Theoretical study of cation-related point defects in ZnGeP₂

First-principles calculations are presented for the V_Zn and V_Ge cation vacancies and the Zn_Ge and Ge_Zn antisites in ZnGeP₂, using full-potential linearized muffin-tin orbital method supercell calculations in the local-density approximation to density-functional theory. Under Zn-poor conditions, the lowest Gibbs energy defects are found to be the Ge_Zn and V_Zn defects, leading to a compensated p-type material in agreement with experimental evidence. The occupation energy levels of the defects are determined and compared with available experimental information. As expected, the Ge_Zn is found to be a donor while the other three are acceptors. Good agreement is obtained with optical quenching and activation of electron paramagnetic resonance signal studies if a direct transfer of electrons from V_Zn²⁻ to Ge_Zn²⁺ is assumed rather than a process via the conduction band. This suggests a close association of the dominant acceptors and donors.
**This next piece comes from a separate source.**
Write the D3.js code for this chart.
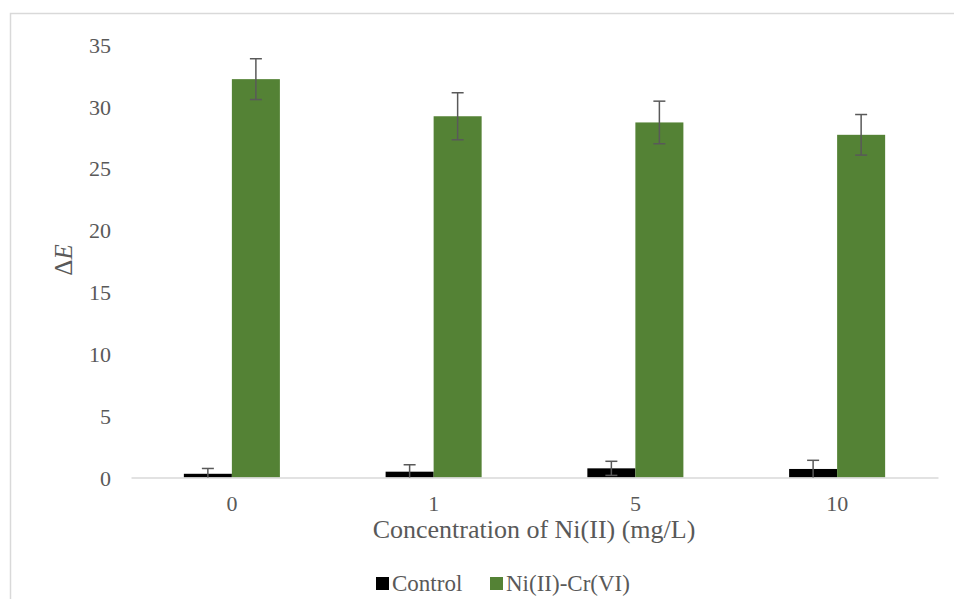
<!DOCTYPE html>
<html>
<head>
<meta charset="utf-8">
<script src="https://cdn.jsdelivr.net/npm/d3@7"></script>
<style>
  body { margin: 0; background: #fff; }
  text { font-family: "Liberation Serif", "Times New Roman", serif; fill: #595959; }
</style>
</head>
<body>
<svg id="chart" width="954" height="599"></svg>
<script>
// Values
const categories = ["0", "1", "5", "10"];
const seriesNames = ["Control", "Ni(II)-Cr(VI)"];
const controlValues = [0.3, 0.47, 0.74, 0.69];
const controlErrors = [0.43, 0.56, 0.57, 0.7];
const nicrValues = [32.2, 29.2, 28.7, 27.7];
const nicrErrors = [1.65, 1.9, 1.72, 1.64];
const yTicks = [0, 5, 10, 15, 20, 25, 30, 35];
const colors = ["#000000", "#548235"];

const svg = d3.select("#chart");

// chart frame
svg.append("rect")
    .attr("x", 10.5).attr("y", 13.5)
    .attr("width", 960).attr("height", 620)
    .attr("fill", "none")
    .attr("stroke", "#d9d9d9")
    .attr("stroke-width", 1.5);

const x = d3.scaleBand()
    .domain(categories)
    .range([131, 938])
    .paddingInner(0.524)
    .paddingOuter(0.262);

const xSub = d3.scaleBand()
    .domain(seriesNames)
    .range([0, x.bandwidth()]);

const y = d3.scaleLinear()
    .domain([0, 35])
    .range([477.5, 44.5]);

// y axis labels (no line, no ticks)
const yAxis = svg.append("g")
    .attr("transform", "translate(111,0)")
    .call(d3.axisLeft(y).tickValues(yTicks).tickSize(0).tickPadding(0));
yAxis.select(".domain").remove();
yAxis.selectAll("text")
    .attr("font-size", 22)
    .attr("font-family", "Liberation Serif")
    .attr("fill", "#595959")
    .attr("dy", "0.35em");

// rows of data per series
const series = [
    { name: seriesNames[0], values: controlValues, errors: controlErrors, color: colors[0] },
    { name: seriesNames[1], values: nicrValues, errors: nicrErrors, color: colors[1] }
];

const rows = [];
series.forEach(s => {
    categories.forEach((c, i) => {
        rows.push({ cat: c, name: s.name, value: s.values[i], err: s.errors[i], color: s.color });
    });
});

svg.append("g").selectAll("rect")
    .data(rows)
    .join("rect")
    .attr("x", d => x(d.cat) + xSub(d.name))
    .attr("y", d => y(d.value))
    .attr("width", xSub.bandwidth())
    .attr("height", d => y(0) - y(d.value))
    .attr("fill", d => d.color);

// x axis line
const xAxis = svg.append("g")
    .attr("transform", `translate(0,${y(0)})`)
    .call(d3.axisBottom(x).tickSize(0).tickPadding(0));
xAxis.select(".domain")
    .attr("stroke", "#d9d9d9")
    .attr("stroke-width", 1.5);
xAxis.selectAll("text")
    .attr("font-size", 22)
    .attr("font-family", "Liberation Serif")
    .attr("fill", "#595959")
    .attr("dy", "1.5em");

// error bars
const eb = svg.append("g")
    .attr("stroke", "#595959")
    .attr("stroke-width", 1.5)
    .attr("fill", "none");
const capHalf = 6;
rows.forEach(d => {
    const cx = x(d.cat) + xSub(d.name) + xSub.bandwidth() / 2;
    const top = y(d.value + d.err);
    const lowVal = d.value - d.err;
    const bottom = y(Math.max(0, lowVal));
    eb.append("line").attr("x1", cx).attr("x2", cx).attr("y1", top).attr("y2", bottom);
    eb.append("line").attr("x1", cx - capHalf).attr("x2", cx + capHalf).attr("y1", top).attr("y2", top);
    if (lowVal > 0) {
        eb.append("line").attr("x1", cx - capHalf).attr("x2", cx + capHalf).attr("y1", bottom).attr("y2", bottom);
    }
});

// axis titles
svg.append("text")
    .attr("x", 534)
    .attr("y", 538)
    .attr("text-anchor", "middle")
    .attr("font-size", 26)
    .text("Concentration of Ni(II) (mg/L)");

const yTitle = svg.append("text")
    .attr("transform", "translate(72,260) rotate(-90)")
    .attr("text-anchor", "middle")
    .attr("font-size", 25);
yTitle.append("tspan").text("Δ");
yTitle.append("tspan").attr("font-style", "italic").text("E");

// legend
const legend = svg.append("g");
const legendItems = [
    { name: seriesNames[0], color: colors[0], x: 376 },
    { name: seriesNames[1], color: colors[1], x: 490 }
];
legendItems.forEach(it => {
    legend.append("rect")
        .attr("x", it.x).attr("y", 577)
        .attr("width", 13).attr("height", 13)
        .attr("fill", it.color);
    legend.append("text")
        .attr("x", it.x + 16).attr("y", 591)
        .attr("font-size", 23)
        .text(it.name);
});
</script>
</body>
</html>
This is further confirmed by showing that the formation of complexes consisting of two V_Zn⁻ with a single Ge_Zn²⁺ antisite are favorable in energy. The V_Ge on the other hand is found to have high energy of formation under any chemical potential conditions and is found to be unstable toward formation of a V_Zn and Zn_Ge pair. Structural relaxation of all defects is performed but no symmetry breaking distortions are found. As a result, the defect wave functions of the unpaired electron in the V_Zn⁻ is found to be spread equally over the four neighboring P atoms, in disagreement with electron nuclear double resonance data which indicate primary localization on a pair of P atoms. Several possible origins for this discrepancy are discussed.